Given request
Only the lines from the start of the data through the line containing "db = [-40.565, -40.18, -39.495]" should be written out, exactly as they are, with both ends included and the pictures left out.

(Recorded data)

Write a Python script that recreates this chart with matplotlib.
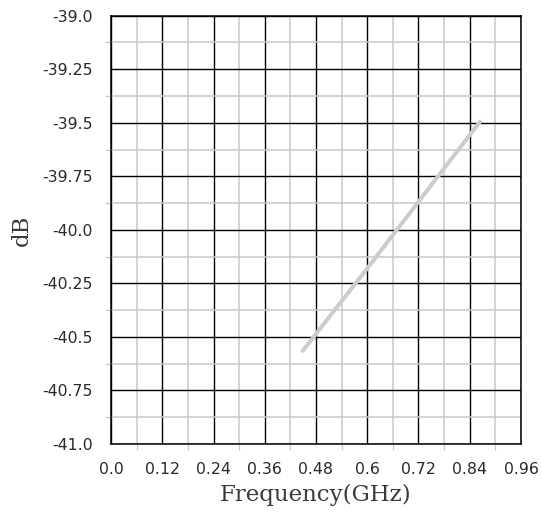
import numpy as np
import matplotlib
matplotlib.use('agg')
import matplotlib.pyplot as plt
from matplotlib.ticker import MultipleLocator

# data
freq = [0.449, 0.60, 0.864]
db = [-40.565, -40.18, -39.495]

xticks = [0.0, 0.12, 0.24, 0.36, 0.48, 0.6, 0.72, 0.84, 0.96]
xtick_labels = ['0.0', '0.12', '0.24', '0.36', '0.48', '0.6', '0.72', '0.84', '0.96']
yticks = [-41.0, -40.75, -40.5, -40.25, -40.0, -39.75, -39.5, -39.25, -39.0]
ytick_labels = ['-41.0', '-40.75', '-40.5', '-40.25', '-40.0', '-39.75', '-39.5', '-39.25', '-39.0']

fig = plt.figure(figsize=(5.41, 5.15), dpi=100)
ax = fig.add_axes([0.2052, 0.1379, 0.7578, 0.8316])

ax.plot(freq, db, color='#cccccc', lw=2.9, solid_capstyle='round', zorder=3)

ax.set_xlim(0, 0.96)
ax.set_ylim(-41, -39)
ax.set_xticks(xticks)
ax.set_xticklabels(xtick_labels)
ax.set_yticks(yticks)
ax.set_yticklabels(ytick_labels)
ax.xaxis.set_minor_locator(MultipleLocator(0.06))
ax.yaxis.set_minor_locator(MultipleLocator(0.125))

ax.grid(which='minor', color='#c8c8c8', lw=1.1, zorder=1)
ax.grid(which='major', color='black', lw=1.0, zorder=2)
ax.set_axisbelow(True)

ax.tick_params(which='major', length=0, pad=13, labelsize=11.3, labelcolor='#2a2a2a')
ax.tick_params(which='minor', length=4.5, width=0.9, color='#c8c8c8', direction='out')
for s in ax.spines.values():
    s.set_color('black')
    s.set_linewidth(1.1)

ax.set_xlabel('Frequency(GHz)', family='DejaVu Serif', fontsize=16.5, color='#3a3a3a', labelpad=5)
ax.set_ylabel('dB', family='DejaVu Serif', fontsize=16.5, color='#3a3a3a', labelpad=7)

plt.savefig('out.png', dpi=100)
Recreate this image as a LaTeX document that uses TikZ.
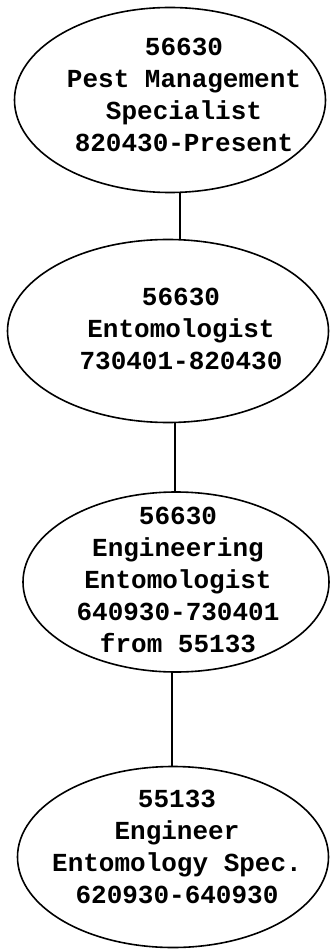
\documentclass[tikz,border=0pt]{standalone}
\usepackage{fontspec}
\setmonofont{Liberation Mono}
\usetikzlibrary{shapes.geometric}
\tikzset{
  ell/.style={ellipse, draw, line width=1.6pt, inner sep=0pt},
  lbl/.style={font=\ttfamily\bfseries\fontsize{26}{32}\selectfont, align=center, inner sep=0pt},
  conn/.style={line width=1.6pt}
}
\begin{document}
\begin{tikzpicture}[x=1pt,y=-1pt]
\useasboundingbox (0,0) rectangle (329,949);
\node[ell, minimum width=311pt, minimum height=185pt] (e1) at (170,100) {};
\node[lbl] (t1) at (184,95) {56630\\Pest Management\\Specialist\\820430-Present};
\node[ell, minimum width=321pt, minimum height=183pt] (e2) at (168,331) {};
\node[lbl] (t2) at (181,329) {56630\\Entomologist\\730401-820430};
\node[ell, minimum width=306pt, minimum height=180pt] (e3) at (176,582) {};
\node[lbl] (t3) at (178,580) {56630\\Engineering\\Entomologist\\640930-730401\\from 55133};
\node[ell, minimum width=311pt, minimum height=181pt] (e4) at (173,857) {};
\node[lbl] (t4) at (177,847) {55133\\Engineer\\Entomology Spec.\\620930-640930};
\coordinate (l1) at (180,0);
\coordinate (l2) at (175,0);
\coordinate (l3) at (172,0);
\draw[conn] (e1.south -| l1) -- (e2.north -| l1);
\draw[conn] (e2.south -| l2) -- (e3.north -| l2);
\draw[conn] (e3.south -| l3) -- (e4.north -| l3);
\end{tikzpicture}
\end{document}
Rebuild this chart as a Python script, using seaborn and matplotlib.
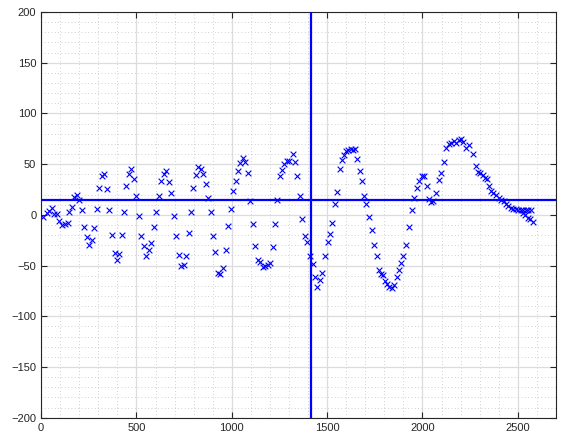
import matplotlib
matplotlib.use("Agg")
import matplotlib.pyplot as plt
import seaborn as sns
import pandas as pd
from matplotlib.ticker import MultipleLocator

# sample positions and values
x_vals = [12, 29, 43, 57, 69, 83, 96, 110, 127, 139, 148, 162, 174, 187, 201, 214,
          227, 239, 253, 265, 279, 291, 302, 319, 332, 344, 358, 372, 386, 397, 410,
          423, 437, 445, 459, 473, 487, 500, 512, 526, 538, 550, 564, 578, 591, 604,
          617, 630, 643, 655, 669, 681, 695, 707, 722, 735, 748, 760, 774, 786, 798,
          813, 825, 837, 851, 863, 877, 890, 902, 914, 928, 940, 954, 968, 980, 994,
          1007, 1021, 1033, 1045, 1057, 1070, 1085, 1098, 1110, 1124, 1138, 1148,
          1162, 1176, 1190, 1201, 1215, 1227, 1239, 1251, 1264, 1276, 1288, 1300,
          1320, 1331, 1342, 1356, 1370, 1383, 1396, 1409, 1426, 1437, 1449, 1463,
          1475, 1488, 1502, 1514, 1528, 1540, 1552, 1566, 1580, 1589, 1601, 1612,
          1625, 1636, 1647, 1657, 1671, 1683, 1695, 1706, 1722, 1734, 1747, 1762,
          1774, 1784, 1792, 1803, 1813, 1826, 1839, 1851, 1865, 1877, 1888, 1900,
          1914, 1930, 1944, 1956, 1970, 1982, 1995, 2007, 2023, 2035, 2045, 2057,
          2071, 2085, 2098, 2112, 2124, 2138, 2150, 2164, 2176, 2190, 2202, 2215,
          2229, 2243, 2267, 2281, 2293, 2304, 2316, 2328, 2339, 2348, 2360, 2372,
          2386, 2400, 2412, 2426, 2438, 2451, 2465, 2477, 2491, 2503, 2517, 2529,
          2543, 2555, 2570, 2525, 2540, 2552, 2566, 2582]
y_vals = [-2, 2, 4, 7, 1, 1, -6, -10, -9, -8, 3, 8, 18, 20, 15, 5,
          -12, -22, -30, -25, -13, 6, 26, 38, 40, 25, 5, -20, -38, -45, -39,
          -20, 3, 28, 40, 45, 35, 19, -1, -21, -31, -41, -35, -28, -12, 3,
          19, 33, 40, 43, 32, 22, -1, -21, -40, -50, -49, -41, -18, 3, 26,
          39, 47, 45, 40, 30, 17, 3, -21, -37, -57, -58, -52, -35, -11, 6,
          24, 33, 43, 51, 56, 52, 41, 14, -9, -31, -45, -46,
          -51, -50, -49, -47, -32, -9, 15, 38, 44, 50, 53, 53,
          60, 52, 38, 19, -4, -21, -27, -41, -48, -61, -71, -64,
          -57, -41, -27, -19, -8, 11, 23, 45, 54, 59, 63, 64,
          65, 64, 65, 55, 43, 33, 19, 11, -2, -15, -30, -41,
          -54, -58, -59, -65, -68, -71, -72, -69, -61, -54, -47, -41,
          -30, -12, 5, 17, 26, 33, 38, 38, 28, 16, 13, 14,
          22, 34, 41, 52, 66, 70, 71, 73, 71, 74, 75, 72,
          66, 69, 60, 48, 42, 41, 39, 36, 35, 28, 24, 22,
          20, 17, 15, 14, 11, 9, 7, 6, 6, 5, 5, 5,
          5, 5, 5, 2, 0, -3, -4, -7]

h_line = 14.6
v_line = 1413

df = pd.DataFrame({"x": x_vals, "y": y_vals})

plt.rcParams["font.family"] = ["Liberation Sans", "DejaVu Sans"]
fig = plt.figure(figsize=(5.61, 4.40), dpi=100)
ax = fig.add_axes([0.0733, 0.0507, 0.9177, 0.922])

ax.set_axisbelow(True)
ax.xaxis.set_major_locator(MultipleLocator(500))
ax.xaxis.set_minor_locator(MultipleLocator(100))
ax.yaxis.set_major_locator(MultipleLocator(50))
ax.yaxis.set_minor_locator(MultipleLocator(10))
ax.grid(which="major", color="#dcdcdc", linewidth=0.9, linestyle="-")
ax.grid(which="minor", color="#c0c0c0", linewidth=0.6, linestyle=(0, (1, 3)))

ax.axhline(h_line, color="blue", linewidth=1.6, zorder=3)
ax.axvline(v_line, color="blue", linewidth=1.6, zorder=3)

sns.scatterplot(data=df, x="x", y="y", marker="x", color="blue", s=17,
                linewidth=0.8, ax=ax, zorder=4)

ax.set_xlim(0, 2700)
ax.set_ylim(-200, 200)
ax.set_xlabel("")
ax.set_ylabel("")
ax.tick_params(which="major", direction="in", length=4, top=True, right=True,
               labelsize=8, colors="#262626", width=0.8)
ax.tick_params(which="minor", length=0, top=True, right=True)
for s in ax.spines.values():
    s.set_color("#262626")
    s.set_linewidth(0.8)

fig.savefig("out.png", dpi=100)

The solution
Write a Python script that recreates this chart with matplotlib.
import numpy as np
import matplotlib
matplotlib.use('agg')
import matplotlib.pyplot as plt
from matplotlib.ticker import MultipleLocator

# data
freq = [0.449, 0.60, 0.864]
db = [-40.565, -40.18, -39.495]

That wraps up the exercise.